■ **WRITTEN EXERCISE**:
Transcribe the lines from the start of the data below through the line with "0.0636, 0.0815, 0.1381];", word for word and nothing more.

■ **INFORMATION SHOWN**:
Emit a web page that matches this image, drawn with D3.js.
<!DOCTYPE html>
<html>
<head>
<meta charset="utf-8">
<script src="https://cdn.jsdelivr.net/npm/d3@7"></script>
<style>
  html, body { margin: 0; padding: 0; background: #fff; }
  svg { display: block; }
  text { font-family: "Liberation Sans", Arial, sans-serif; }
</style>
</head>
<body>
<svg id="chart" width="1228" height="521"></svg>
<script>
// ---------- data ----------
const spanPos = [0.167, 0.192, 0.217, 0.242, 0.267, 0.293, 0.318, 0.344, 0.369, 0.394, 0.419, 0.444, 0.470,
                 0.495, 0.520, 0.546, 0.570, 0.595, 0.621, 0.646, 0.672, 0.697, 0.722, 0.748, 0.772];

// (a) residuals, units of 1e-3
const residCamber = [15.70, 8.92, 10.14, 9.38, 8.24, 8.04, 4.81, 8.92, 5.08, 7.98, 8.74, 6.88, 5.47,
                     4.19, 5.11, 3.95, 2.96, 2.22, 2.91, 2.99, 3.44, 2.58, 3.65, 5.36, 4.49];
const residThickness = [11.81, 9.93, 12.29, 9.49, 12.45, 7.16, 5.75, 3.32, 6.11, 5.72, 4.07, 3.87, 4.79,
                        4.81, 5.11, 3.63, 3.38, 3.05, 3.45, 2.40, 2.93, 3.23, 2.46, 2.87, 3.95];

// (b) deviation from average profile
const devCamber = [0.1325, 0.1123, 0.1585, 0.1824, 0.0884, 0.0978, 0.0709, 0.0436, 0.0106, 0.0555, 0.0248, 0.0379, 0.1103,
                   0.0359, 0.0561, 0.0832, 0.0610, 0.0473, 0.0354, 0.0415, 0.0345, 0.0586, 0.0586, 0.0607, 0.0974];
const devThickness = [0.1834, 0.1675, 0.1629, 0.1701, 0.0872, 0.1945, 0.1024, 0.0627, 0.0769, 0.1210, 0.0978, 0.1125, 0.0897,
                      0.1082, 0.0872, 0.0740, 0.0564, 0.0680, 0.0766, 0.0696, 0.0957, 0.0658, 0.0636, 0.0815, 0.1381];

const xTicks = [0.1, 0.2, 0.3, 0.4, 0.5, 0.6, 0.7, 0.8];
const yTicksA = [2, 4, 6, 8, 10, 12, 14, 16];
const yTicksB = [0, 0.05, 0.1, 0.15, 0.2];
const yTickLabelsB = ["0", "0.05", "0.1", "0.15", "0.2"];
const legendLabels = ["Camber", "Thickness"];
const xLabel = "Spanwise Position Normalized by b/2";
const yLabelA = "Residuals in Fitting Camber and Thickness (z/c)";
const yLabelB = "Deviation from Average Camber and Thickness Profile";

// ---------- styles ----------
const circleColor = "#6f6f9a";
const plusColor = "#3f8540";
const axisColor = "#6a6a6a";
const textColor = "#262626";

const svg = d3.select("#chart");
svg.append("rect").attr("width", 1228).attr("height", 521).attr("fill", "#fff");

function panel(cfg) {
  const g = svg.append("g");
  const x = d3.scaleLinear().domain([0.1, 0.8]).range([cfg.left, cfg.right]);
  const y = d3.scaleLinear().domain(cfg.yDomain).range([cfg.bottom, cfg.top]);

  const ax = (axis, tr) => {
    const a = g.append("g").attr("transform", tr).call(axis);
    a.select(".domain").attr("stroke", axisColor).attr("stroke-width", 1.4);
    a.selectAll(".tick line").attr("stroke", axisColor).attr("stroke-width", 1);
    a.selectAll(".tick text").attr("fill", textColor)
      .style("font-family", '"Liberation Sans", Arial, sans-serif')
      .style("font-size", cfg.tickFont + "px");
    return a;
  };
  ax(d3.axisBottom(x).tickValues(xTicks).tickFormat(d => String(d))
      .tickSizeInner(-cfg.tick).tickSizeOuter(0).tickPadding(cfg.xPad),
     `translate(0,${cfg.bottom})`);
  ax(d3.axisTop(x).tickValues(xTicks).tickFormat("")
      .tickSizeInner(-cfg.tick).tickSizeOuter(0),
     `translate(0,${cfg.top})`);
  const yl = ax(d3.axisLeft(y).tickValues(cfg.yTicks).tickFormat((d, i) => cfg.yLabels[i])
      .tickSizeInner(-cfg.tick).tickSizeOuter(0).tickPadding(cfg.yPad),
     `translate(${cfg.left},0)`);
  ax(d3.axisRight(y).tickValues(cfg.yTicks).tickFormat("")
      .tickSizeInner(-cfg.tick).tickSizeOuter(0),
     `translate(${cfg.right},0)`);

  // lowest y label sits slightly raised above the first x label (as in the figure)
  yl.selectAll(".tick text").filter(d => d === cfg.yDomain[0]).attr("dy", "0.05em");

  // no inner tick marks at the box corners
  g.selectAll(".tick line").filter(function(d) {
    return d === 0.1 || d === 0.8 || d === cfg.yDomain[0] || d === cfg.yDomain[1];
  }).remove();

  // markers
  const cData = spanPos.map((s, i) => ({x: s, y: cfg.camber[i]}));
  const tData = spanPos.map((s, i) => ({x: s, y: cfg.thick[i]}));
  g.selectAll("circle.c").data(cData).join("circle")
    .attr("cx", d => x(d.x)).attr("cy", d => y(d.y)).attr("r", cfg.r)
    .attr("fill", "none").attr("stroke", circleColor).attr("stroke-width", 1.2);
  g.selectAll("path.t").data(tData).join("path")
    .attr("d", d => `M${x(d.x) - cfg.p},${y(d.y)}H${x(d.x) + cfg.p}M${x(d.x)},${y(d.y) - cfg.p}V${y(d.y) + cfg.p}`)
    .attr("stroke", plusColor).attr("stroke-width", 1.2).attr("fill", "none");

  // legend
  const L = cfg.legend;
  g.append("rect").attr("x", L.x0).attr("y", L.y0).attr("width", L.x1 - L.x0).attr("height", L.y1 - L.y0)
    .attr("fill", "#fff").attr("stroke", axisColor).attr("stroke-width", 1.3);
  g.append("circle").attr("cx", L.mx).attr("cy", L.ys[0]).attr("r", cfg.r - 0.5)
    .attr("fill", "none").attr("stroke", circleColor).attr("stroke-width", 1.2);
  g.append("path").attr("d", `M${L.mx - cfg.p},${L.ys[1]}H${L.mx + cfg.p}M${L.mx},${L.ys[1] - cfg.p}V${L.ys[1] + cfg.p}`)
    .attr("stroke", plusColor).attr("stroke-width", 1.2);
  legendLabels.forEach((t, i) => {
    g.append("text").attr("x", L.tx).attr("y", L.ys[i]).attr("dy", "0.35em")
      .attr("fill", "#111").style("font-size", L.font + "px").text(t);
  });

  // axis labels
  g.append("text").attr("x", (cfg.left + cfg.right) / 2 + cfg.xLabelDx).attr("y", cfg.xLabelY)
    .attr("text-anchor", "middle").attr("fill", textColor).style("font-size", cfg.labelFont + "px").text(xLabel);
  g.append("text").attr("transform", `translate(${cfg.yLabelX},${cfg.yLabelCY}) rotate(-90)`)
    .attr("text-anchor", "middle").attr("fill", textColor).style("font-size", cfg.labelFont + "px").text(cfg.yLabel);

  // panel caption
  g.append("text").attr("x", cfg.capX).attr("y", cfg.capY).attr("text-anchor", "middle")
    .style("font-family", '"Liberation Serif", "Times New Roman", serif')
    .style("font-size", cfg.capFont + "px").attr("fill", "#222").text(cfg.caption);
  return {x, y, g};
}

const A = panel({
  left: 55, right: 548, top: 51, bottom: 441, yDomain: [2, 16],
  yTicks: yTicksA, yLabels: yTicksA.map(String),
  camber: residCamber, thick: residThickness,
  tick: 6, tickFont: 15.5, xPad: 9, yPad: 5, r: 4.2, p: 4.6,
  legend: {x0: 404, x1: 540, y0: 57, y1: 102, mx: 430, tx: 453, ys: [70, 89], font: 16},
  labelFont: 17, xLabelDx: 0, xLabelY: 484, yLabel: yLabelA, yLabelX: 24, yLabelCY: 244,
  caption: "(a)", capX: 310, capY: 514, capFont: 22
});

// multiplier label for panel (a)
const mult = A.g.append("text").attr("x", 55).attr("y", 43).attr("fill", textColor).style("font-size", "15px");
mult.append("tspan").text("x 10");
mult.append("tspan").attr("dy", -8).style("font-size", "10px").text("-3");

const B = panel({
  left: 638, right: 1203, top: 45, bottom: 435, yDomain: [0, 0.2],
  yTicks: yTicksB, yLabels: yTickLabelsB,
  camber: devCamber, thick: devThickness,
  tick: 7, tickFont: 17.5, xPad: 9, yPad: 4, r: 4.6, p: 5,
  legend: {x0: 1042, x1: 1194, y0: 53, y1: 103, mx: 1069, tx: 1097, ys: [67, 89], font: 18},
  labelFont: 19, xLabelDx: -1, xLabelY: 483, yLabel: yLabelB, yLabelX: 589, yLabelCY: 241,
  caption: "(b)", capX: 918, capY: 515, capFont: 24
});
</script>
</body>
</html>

■ **EXERCISE ANSWER**:
Emit a web page that matches this image, drawn with D3.js.
<!DOCTYPE html>
<html>
<head>
<meta charset="utf-8">
<script src="https://cdn.jsdelivr.net/npm/d3@7"></script>
<style>
  html, body { margin: 0; padding: 0; background: #fff; }
  svg { display: block; }
  text { font-family: "Liberation Sans", Arial, sans-serif; }
</style>
</head>
<body>
<svg id="chart" width="1228" height="521"></svg>
<script>
// ---------- data ----------
const spanPos = [0.167, 0.192, 0.217, 0.242, 0.267, 0.293, 0.318, 0.344, 0.369, 0.394, 0.419, 0.444, 0.470,
                 0.495, 0.520, 0.546, 0.570, 0.595, 0.621, 0.646, 0.672, 0.697, 0.722, 0.748, 0.772];

// (a) residuals, units of 1e-3
const residCamber = [15.70, 8.92, 10.14, 9.38, 8.24, 8.04, 4.81, 8.92, 5.08, 7.98, 8.74, 6.88, 5.47,
                     4.19, 5.11, 3.95, 2.96, 2.22, 2.91, 2.99, 3.44, 2.58, 3.65, 5.36, 4.49];
const residThickness = [11.81, 9.93, 12.29, 9.49, 12.45, 7.16, 5.75, 3.32, 6.11, 5.72, 4.07, 3.87, 4.79,
                        4.81, 5.11, 3.63, 3.38, 3.05, 3.45, 2.40, 2.93, 3.23, 2.46, 2.87, 3.95];

// (b) deviation from average profile
const devCamber = [0.1325, 0.1123, 0.1585, 0.1824, 0.0884, 0.0978, 0.0709, 0.0436, 0.0106, 0.0555, 0.0248, 0.0379, 0.1103,
                   0.0359, 0.0561, 0.0832, 0.0610, 0.0473, 0.0354, 0.0415, 0.0345, 0.0586, 0.0586, 0.0607, 0.0974];
const devThickness = [0.1834, 0.1675, 0.1629, 0.1701, 0.0872, 0.1945, 0.1024, 0.0627, 0.0769, 0.1210, 0.0978, 0.1125, 0.0897,
                      0.1082, 0.0872, 0.0740, 0.0564, 0.0680, 0.0766, 0.0696, 0.0957, 0.0658, 0.0636, 0.0815, 0.1381];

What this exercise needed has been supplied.